**WHAT IS REQUIRED:**
Set each entry down verbatim, omitting images.

[Code that draws figures]
......

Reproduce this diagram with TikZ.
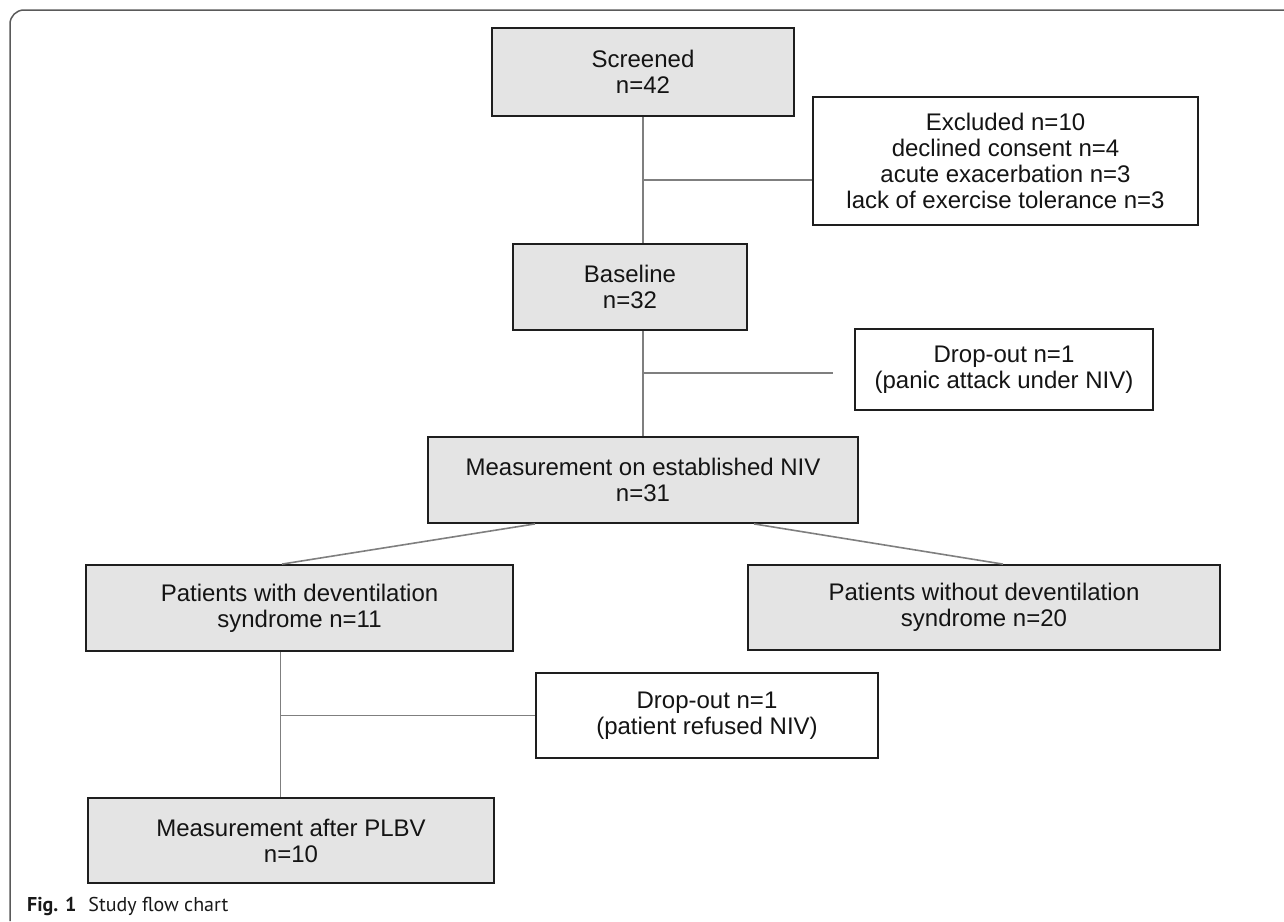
\documentclass[tikz,border=0pt]{standalone}
\usepackage{fontspec}
\setmainfont{Liberation Sans}
\newfontfamily\capfont{PT Sans}
\usetikzlibrary{calc}
\definecolor{boxfill}{HTML}{E4E4E4}
\definecolor{boxline}{HTML}{1E1E1E}
\definecolor{conncol}{HTML}{7F7F7F}
\definecolor{framecol}{HTML}{5A5A5A}
\begin{document}
\begin{tikzpicture}[x=1pt,y=-1pt,
  gbox/.style={draw=boxline, line width=1.8pt, fill=boxfill, inner sep=0pt, align=center,
    font=\fontsize{24}{26}\selectfont, text=black!92},
  wbox/.style={gbox, fill=white},
  conn/.style={draw=conncol, line width=1.6pt}]
\useasboundingbox (0,0) rectangle (1284,921);
% frame
\draw[framecol, line width=1.5pt, rounded corners=14pt] (10,921) -- (10,10) -- (1284,10);
% boxes
\node[gbox, minimum width=302, minimum height=88] (screened) at (643,72) {Screened\\n=42};
\node[wbox, minimum width=385, minimum height=128] (excluded) at (1005.5,161)
  {Excluded n=10\\declined consent n=4\\acute exacerbation n=3\\lack of exercise tolerance n=3};
\node[gbox, minimum width=234, minimum height=86] (baseline) at (630,287) {Baseline\\n=32};
\node[wbox, minimum width=298, minimum height=81] (dropa) at (1004,369.5) {Drop-out n=1\\(panic attack under NIV)};
\node[gbox, minimum width=430, minimum height=86] (meas) at (643,480) {Measurement on established NIV\\n=31};
\node[gbox, minimum width=427, minimum height=86] (pw) at (299.5,608) {Patients with deventilation\\syndrome n=11};
\node[gbox, minimum width=472, minimum height=85] (pwo) at (984,607.5) {Patients without deventilation\\syndrome n=20};
\node[wbox, minimum width=342, minimum height=85] (dropb) at (707,715.5) {Drop-out n=1\\(patient refused NIV)};
\node[gbox, minimum width=406, minimum height=85] (mafter) at (291,840.5) {\raisebox{-5pt}{\parbox{400pt}{\centering Measurement after PLBV\\n=10}}};
% connectors
\draw[conn] (screened.south) -- (screened.south |- baseline.north);
\coordinate (ja) at ($(screened.south)!0.5!(screened.south |- baseline.north)$);
\draw[conn] (ja) -- (ja -| excluded.west);
\draw[conn] (screened.south |- baseline.south) -- (screened.south |- meas.north);
\coordinate (jb) at ($(screened.south |- baseline.south)!0.4!(screened.south |- meas.north)$);
\coordinate (jbend) at ($(jb -| dropa.west)+(-21,0)$);
\draw[conn] (jb) -- (jbend);
\draw[conn] ($(meas.south west)!0.25!(meas.south east)$) -- ($(pw.north west)!0.459!(pw.north east)$);
\draw[conn] ($(meas.south west)!0.757!(meas.south east)$) -- ($(pwo.north west)!0.54!(pwo.north east)$);
\coordinate (v) at ($(pw.south west)!0.456!(pw.south east)$);
\draw[conn] (v) -- (v |- mafter.north);
\draw[conn] (v |- dropb.west) -- (dropb.west);
% caption
\node[anchor=base west, inner sep=0pt, font=\capfont\fontsize{20}{24}\selectfont, text=black!90] (cap) at (27,911)
  {\textbf{Fig. 1}\hspace{0.6em}Study flow chart};
\end{tikzpicture}
\end{document}
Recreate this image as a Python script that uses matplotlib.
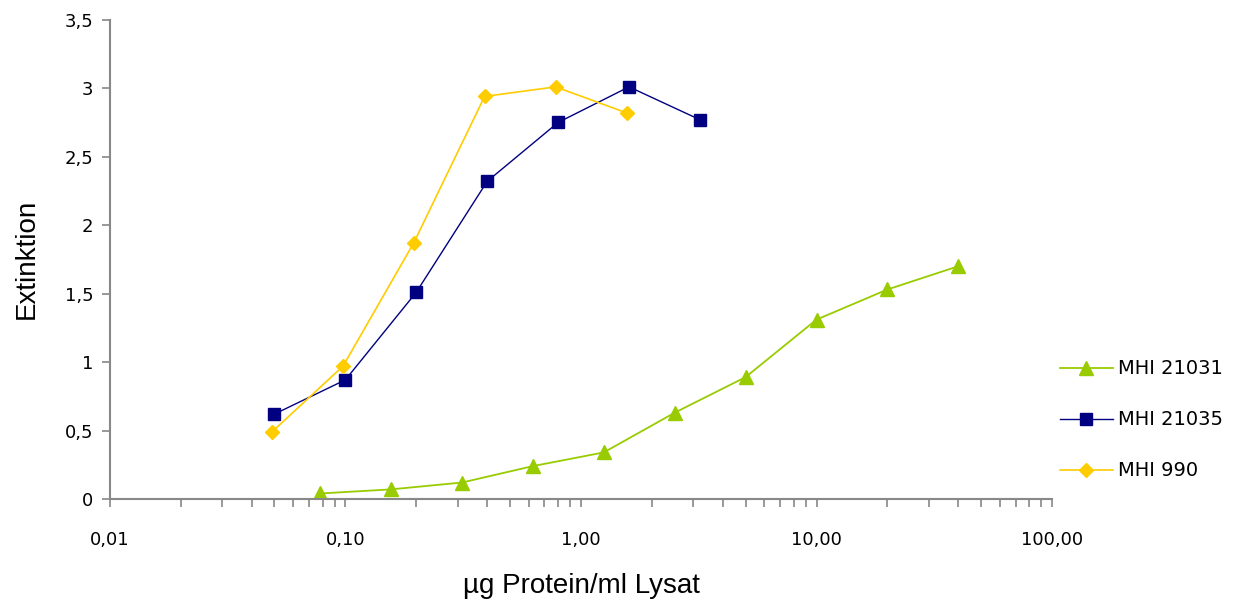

......

**SOLUTION:**
Reproduce this diagram with TikZ.
\documentclass[tikz,border=0pt]{standalone}
\usepackage{fontspec}
\setmainfont{Liberation Sans}
\newfontfamily\capfont{PT Sans}
\usetikzlibrary{calc}
\definecolor{boxfill}{HTML}{E4E4E4}
\definecolor{boxline}{HTML}{1E1E1E}
\definecolor{conncol}{HTML}{7F7F7F}
\definecolor{framecol}{HTML}{5A5A5A}
\begin{document}
\begin{tikzpicture}[x=1pt,y=-1pt,
  gbox/.style={draw=boxline, line width=1.8pt, fill=boxfill, inner sep=0pt, align=center,
    font=\fontsize{24}{26}\selectfont, text=black!92},
  wbox/.style={gbox, fill=white},
  conn/.style={draw=conncol, line width=1.6pt}]
\useasboundingbox (0,0) rectangle (1284,921);
% frame
\draw[framecol, line width=1.5pt, rounded corners=14pt] (10,921) -- (10,10) -- (1284,10);
% boxes
\node[gbox, minimum width=302, minimum height=88] (screened) at (643,72) {Screened\\n=42};
\node[wbox, minimum width=385, minimum height=128] (excluded) at (1005.5,161)
  {Excluded n=10\\declined consent n=4\\acute exacerbation n=3\\lack of exercise tolerance n=3};
\node[gbox, minimum width=234, minimum height=86] (baseline) at (630,287) {Baseline\\n=32};
\node[wbox, minimum width=298, minimum height=81] (dropa) at (1004,369.5) {Drop-out n=1\\(panic attack under NIV)};
\node[gbox, minimum width=430, minimum height=86] (meas) at (643,480) {Measurement on established NIV\\n=31};
\node[gbox, minimum width=427, minimum height=86] (pw) at (299.5,608) {Patients with deventilation\\syndrome n=11};
\node[gbox, minimum width=472, minimum height=85] (pwo) at (984,607.5) {Patients without deventilation\\syndrome n=20};
\node[wbox, minimum width=342, minimum height=85] (dropb) at (707,715.5) {Drop-out n=1\\(patient refused NIV)};
\node[gbox, minimum width=406, minimum height=85] (mafter) at (291,840.5) {\raisebox{-5pt}{\parbox{400pt}{\centering Measurement after PLBV\\n=10}}};
% connectors
\draw[conn] (screened.south) -- (screened.south |- baseline.north);
\coordinate (ja) at ($(screened.south)!0.5!(screened.south |- baseline.north)$);
\draw[conn] (ja) -- (ja -| excluded.west);
\draw[conn] (screened.south |- baseline.south) -- (screened.south |- meas.north);
\coordinate (jb) at ($(screened.south |- baseline.south)!0.4!(screened.south |- meas.north)$);
\coordinate (jbend) at ($(jb -| dropa.west)+(-21,0)$);
\draw[conn] (jb) -- (jbend);
\draw[conn] ($(meas.south west)!0.25!(meas.south east)$) -- ($(pw.north west)!0.459!(pw.north east)$);
\draw[conn] ($(meas.south west)!0.757!(meas.south east)$) -- ($(pwo.north west)!0.54!(pwo.north east)$);
\coordinate (v) at ($(pw.south west)!0.456!(pw.south east)$);
\draw[conn] (v) -- (v |- mafter.north);
\draw[conn] (v |- dropb.west) -- (dropb.west);
% caption
\node[anchor=base west, inner sep=0pt, font=\capfont\fontsize{20}{24}\selectfont, text=black!90] (cap) at (27,911)
  {\textbf{Fig. 1}\hspace{0.6em}Study flow chart};
\end{tikzpicture}
\end{document}
Recreate this image as a Python script that uses matplotlib.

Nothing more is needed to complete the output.